* _Given problem_: Skip the pictures. Reproduce all other material exactly.
==============================
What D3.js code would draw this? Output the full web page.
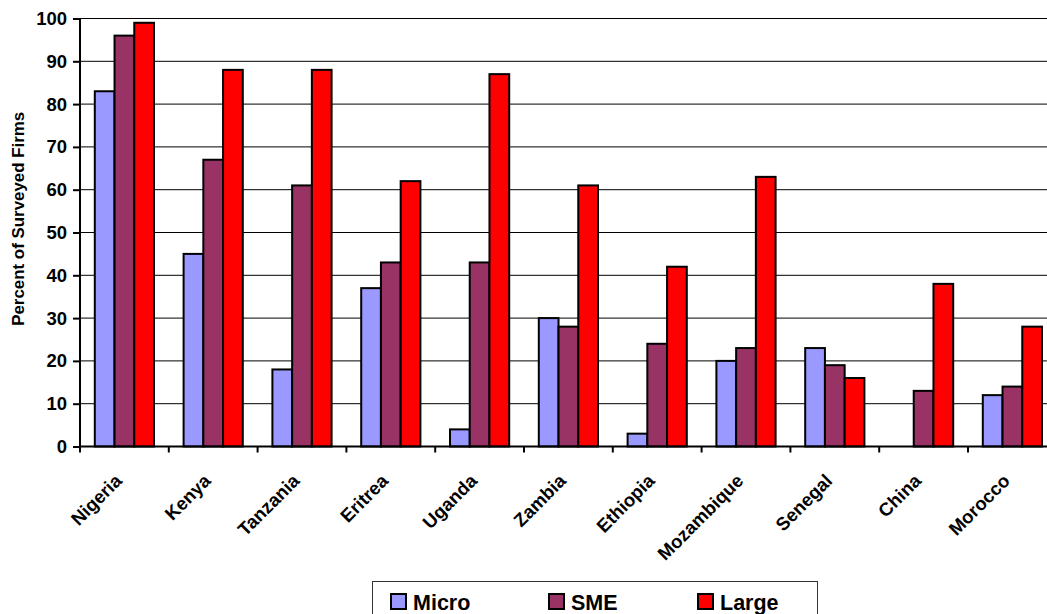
<!DOCTYPE html>
<html>
<head>
<meta charset="utf-8">
<script src="https://cdn.jsdelivr.net/npm/d3@7"></script>
<style>
  html, body { margin: 0; padding: 0; background: #fff; }
  svg { display: block; }
  text { font-family: "Liberation Sans", Arial, sans-serif; font-weight: bold; fill: #000; }
</style>
</head>
<body>
<script>
const categories = ["Nigeria", "Kenya", "Tanzania", "Eritrea", "Uganda", "Zambia", "Ethiopia", "Mozambique", "Senegal", "China", "Morocco"];
const seriesNames = ["Micro", "SME", "Large"];
const microValues = [83, 45, 18, 37, 4, 30, 3, 20, 23, null, 12];
const smeValues   = [96, 67, 61, 43, 43, 28, 24, 23, 19, 13, 14];
const largeValues = [99, 88, 88, 62, 87, 61, 42, 63, 16, 38, 28];
const seriesColors = ["#9999FF", "#993366", "#FF0000"];
const yTicks = [0, 10, 20, 30, 40, 50, 60, 70, 80, 90, 100];
const yLabel = "Percent of Surveyed Firms";

const series = [microValues, smeValues, largeValues];

const W = 1047, H = 614;
const plotLeft = 80, catW = 88.8, plotTop = 18.5, plotBottom = 446.5;

const svg = d3.select("body").append("svg").attr("width", W).attr("height", H);

const x = d3.scaleBand().domain(categories).range([plotLeft, plotLeft + catW * categories.length]).paddingInner(0).paddingOuter(0);
const xs = d3.scaleBand().domain(seriesNames).range([0, x.bandwidth()]).paddingInner(0).paddingOuter(0.75);
const y = d3.scaleLinear().domain([0, 100]).range([plotBottom, plotTop]);

// gridlines
svg.append("g").selectAll("line").data(yTicks.filter(d => d > 0)).join("line")
  .attr("x1", plotLeft).attr("x2", W)
  .attr("y1", d => y(d)).attr("y2", d => y(d))
  .attr("stroke", "#000").attr("stroke-width", 1);

// bars
const groups = svg.append("g").selectAll("g").data(categories).join("g")
  .attr("transform", d => `translate(${x(d)},0)`);
groups.selectAll("rect")
  .data((c, i) => seriesNames.map((s, j) => ({ s, v: series[j][i], color: seriesColors[j] })).filter(d => d.v !== null))
  .join("rect")
  .attr("x", d => xs(d.s))
  .attr("width", xs.bandwidth())
  .attr("y", d => y(d.v))
  .attr("height", d => y(0) - y(d.v))
  .attr("fill", d => d.color)
  .attr("stroke", "#000").attr("stroke-width", 2);

// y axis
const yAxis = d3.axisLeft(y).tickValues(yTicks).tickSize(7).tickPadding(6);
const gy = svg.append("g").attr("transform", `translate(${plotLeft},0)`).call(yAxis);
gy.select(".domain").attr("stroke", "#000").attr("stroke-width", 2).attr("d", `M0,${plotTop}V${plotBottom}`);
gy.selectAll(".tick line").attr("stroke", "#000").attr("stroke-width", 2);
gy.selectAll(".tick text").style("font-size", "18.5px").style("font-family", '"Liberation Sans", Arial, sans-serif').style("font-weight", "bold").attr("fill", "#000");

// x axis
const xAxis = d3.axisBottom(x).tickSize(0).tickFormat("");
const gx = svg.append("g").attr("transform", `translate(0,${plotBottom})`).call(xAxis);
gx.select(".domain").attr("stroke", "#000").attr("stroke-width", 2).attr("d", `M${plotLeft},0H${W}`);
const bounds = d3.range(categories.length + 1).map(i => plotLeft + i * x.step());
gx.selectAll("line.bt").data(bounds).join("line").attr("class", "bt")
  .attr("x1", d => d).attr("x2", d => d).attr("y1", 0).attr("y2", 6)
  .attr("stroke", "#000").attr("stroke-width", 2);

// x labels rotated
svg.append("g").selectAll("text").data(categories).join("text")
  .attr("transform", d => `translate(${x(d) + x.bandwidth() / 2 - 6},${plotBottom + 31}) rotate(-45)`)
  .attr("text-anchor", "end")
  .attr("dy", "0.35em")
  .style("font-size", "18.5px")
  .text(d => d);

// y label
svg.append("text")
  .attr("transform", `translate(24,${y(53.2)}) rotate(-90)`)
  .attr("text-anchor", "middle")
  .style("font-size", "16.9px")
  .text(yLabel);

// legend
const lg = svg.append("g");
lg.append("rect").attr("x", 372.5).attr("y", 581.5).attr("width", 445).attr("height", 60)
  .attr("fill", "#fff").attr("stroke", "#333").attr("stroke-width", 1);
const legendX = [391, 549, 698];
seriesNames.forEach((s, i) => {
  lg.append("rect").attr("x", legendX[i]).attr("y", 594).attr("width", 15).attr("height", 15)
    .attr("fill", seriesColors[i]).attr("stroke", "#000").attr("stroke-width", 2);
  lg.append("text").attr("x", legendX[i] + 22).attr("y", 610).style("font-size", "21.5px").text(s);
});
</script>
</body>
</html>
==============================
* _Written solution_:
What D3.js code would draw this? Output the full web page.
<!DOCTYPE html>
<html>
<head>
<meta charset="utf-8">
<script src="https://cdn.jsdelivr.net/npm/d3@7"></script>
<style>
  html, body { margin: 0; padding: 0; background: #fff; }
  svg { display: block; }
  text { font-family: "Liberation Sans", Arial, sans-serif; font-weight: bold; fill: #000; }
</style>
</head>
<body>
<script>
const categories = ["Nigeria", "Kenya", "Tanzania", "Eritrea", "Uganda", "Zambia", "Ethiopia", "Mozambique", "Senegal", "China", "Morocco"];
const seriesNames = ["Micro", "SME", "Large"];
const microValues = [83, 45, 18, 37, 4, 30, 3, 20, 23, null, 12];
const smeValues   = [96, 67, 61, 43, 43, 28, 24, 23, 19, 13, 14];
const largeValues = [99, 88, 88, 62, 87, 61, 42, 63, 16, 38, 28];
const seriesColors = ["#9999FF", "#993366", "#FF0000"];
const yTicks = [0, 10, 20, 30, 40, 50, 60, 70, 80, 90, 100];
const yLabel = "Percent of Surveyed Firms";

const series = [microValues, smeValues, largeValues];

const W = 1047, H = 614;
const plotLeft = 80, catW = 88.8, plotTop = 18.5, plotBottom = 446.5;

const svg = d3.select("body").append("svg").attr("width", W).attr("height", H);

const x = d3.scaleBand().domain(categories).range([plotLeft, plotLeft + catW * categories.length]).paddingInner(0).paddingOuter(0);
const xs = d3.scaleBand().domain(seriesNames).range([0, x.bandwidth()]).paddingInner(0).paddingOuter(0.75);
const y = d3.scaleLinear().domain([0, 100]).range([plotBottom, plotTop]);

// gridlines
svg.append("g").selectAll("line").data(yTicks.filter(d => d > 0)).join("line")
  .attr("x1", plotLeft).attr("x2", W)
  .attr("y1", d => y(d)).attr("y2", d => y(d))
  .attr("stroke", "#000").attr("stroke-width", 1);

// bars
const groups = svg.append("g").selectAll("g").data(categories).join("g")
  .attr("transform", d => `translate(${x(d)},0)`);
groups.selectAll("rect")
  .data((c, i) => seriesNames.map((s, j) => ({ s, v: series[j][i], color: seriesColors[j] })).filter(d => d.v !== null))
  .join("rect")
  .attr("x", d => xs(d.s))
  .attr("width", xs.bandwidth())
  .attr("y", d => y(d.v))
  .attr("height", d => y(0) - y(d.v))
  .attr("fill", d => d.color)
  .attr("stroke", "#000").attr("stroke-width", 2);

// y axis
const yAxis = d3.axisLeft(y).tickValues(yTicks).tickSize(7).tickPadding(6);
const gy = svg.append("g").attr("transform", `translate(${plotLeft},0)`).call(yAxis);
gy.select(".domain").attr("stroke", "#000").attr("stroke-width", 2).attr("d", `M0,${plotTop}V${plotBottom}`);
gy.selectAll(".tick line").attr("stroke", "#000").attr("stroke-width", 2);
gy.selectAll(".tick text").style("font-size", "18.5px").style("font-family", '"Liberation Sans", Arial, sans-serif').style("font-weight", "bold").attr("fill", "#000");

// x axis
const xAxis = d3.axisBottom(x).tickSize(0).tickFormat("");
const gx = svg.append("g").attr("transform", `translate(0,${plotBottom})`).call(xAxis);
gx.select(".domain").attr("stroke", "#000").attr("stroke-width", 2).attr("d", `M${plotLeft},0H${W}`);
const bounds = d3.range(categories.length + 1).map(i => plotLeft + i * x.step());
gx.selectAll("line.bt").data(bounds).join("line").attr("class", "bt")
  .attr("x1", d => d).attr("x2", d => d).attr("y1", 0).attr("y2", 6)
  .attr("stroke", "#000").attr("stroke-width", 2);

// x labels rotated
svg.append("g").selectAll("text").data(categories).join("text")
  .attr("transform", d => `translate(${x(d) + x.bandwidth() / 2 - 6},${plotBottom + 31}) rotate(-45)`)
  .attr("text-anchor", "end")
  .attr("dy", "0.35em")
  .style("font-size", "18.5px")
  .text(d => d);

// y label
svg.append("text")
  .attr("transform", `translate(24,${y(53.2)}) rotate(-90)`)
  .attr("text-anchor", "middle")
  .style("font-size", "16.9px")
  .text(yLabel);

// legend
const lg = svg.append("g");
lg.append("rect").attr("x", 372.5).attr("y", 581.5).attr("width", 445).attr("height", 60)
  .attr("fill", "#fff").attr("stroke", "#333").attr("stroke-width", 1);
const legendX = [391, 549, 698];
seriesNames.forEach((s, i) => {
  lg.append("rect").attr("x", legendX[i]).attr("y", 594).attr("width", 15).attr("height", 15)
    .attr("fill", seriesColors[i]).attr("stroke", "#000").attr("stroke-width", 2);
  lg.append("text").attr("x", legendX[i] + 22).attr("y", 610).style("font-size", "21.5px").text(s);
});
</script>
</body>
</html>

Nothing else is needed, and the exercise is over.